Ele também frisa que é importante que órgãos já existentes voltados para tratar do tema, como comitês de bacia e a própria Agência Nacional das Águas, precisam ser consultados e ter incidência nos planos futuros. “Principalmente nas tomadas decisões dos gestores públicos. Eles precisam usar desses comitês de bacias, da expertise dessas entidades, para tomar decisões que sejam continuadas”, afirma.
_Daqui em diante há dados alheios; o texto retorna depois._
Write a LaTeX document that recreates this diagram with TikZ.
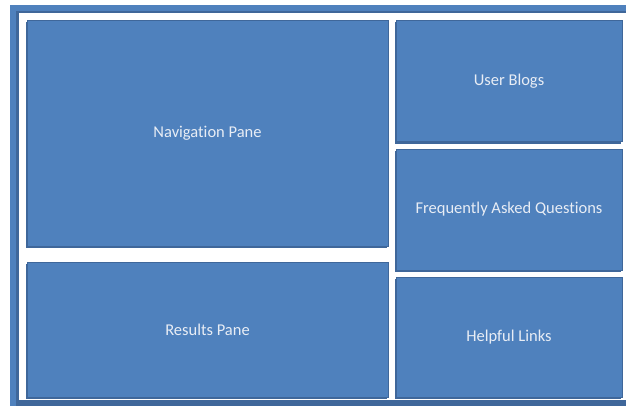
\documentclass[tikz,border=0pt]{standalone}
\usepackage{fontspec}
\setmainfont{Carlito}[Ligatures=NoCommon]
\definecolor{paneblue}{HTML}{4F81BD}
\definecolor{panedark}{HTML}{3F679A}
\definecolor{panetext}{HTML}{E8EDF5}

\def\xunit{1pt}
\def\yunit{1pt}

\begin{document}
\begin{tikzpicture}[x=\xunit, y=\yunit, font=\fontsize{16.5}{19}\selectfont,
  paneshadow/.style={preaction={fill=panedark, transform canvas={shift={(-1.5pt,-1.5pt)}}}},
  pane/.style={fill=paneblue, draw=panedark, line width=1pt, text=panetext,
    inner sep=0pt, paneshadow},
]

% ---- page: 626 x 405 ----
\useasboundingbox (0,0) rectangle (626,405);
\clip (0,0) rectangle (626,405);

% ---- outer frame ----
\fill[paneblue] (10,-5) rectangle (640,400);
\fill[panedark] (16,-5) rectangle (640,394);
\fill[white] (19,5) rectangle (640,392);

% ---- left column ----
\node[pane, minimum width=361, minimum height=225] (nav) at (207.5,271.5) {Navigation Pane};
\node[pane, minimum width=361, minimum height=135] (results) at (207.5,75.5) {Results Pane};

% ---- right column ----
\node[pane, minimum width=226, minimum height=121] (blogs) at (509,323.5) {User Blogs};
\node[pane, minimum width=226, minimum height=121] (faq) at (509,195.5) {Frequently Asked Questions};
\node[pane, minimum width=226, minimum height=120] (links) at (509,68) {Helpful Links};

\end{tikzpicture}
\end{document}
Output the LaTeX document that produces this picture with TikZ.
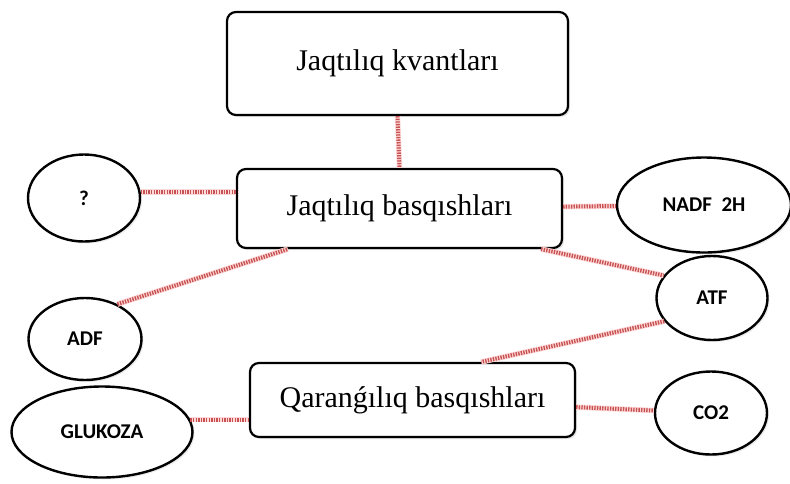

Por fim, o professor avalia que o processo de reconstrução do Estado exige que a ocupação dos municípios ocorra de forma diferente. “Já que teve várias áreas destruídas, porque não mapear melhor essas áreas e liberar as áreas melhores para as pessoas habitarem, por exemplo. Já é uma forma de você fazer uma relocação das pessoas”, diz. “É um momento de se repensar a cidade. E aí eu acho que a gente tem a oportunidade de pensar numa cidade melhor. Vem aquele conceito que todo mundo gosta de falar, mas não gosta de aplicar, das cidades inteligentes. O que é uma cidade inteligente? É uma cidade que é sustentável em termos de uso dos recursos, de matas, de vegetação, de agricultura, de recursos hídricos, mais uma cidade resiliente, que a partir do evento extremo consegue dar uma resposta rápida e voltar às operações muito rapidamente. Todo mundo fala cidade inteligente como se fosse negócio de cidade de futurista, de computador, não é só isso. É lógico que tem inteligência eletrônica, inteligência computacional, a inteligência de automações, mas a inteligência também de como a gente lida com os recursos naturais, como que a gente lida com a natureza. O Rio Grande do Sul tem a chance de reconstruir as cidades de uma forma melhor do que elas estão hoje pensadas. Vamos pensar em reconstruir de uma forma um pouco mais inteligente, uma forma mais sustentável, de uma forma mais resiliente, para que realmente a gente minimize demais os impactos que possam acontecer ao longo de outro evento, que vai acontecer. Os eventos extremos vão continuar acontecendo”, diz.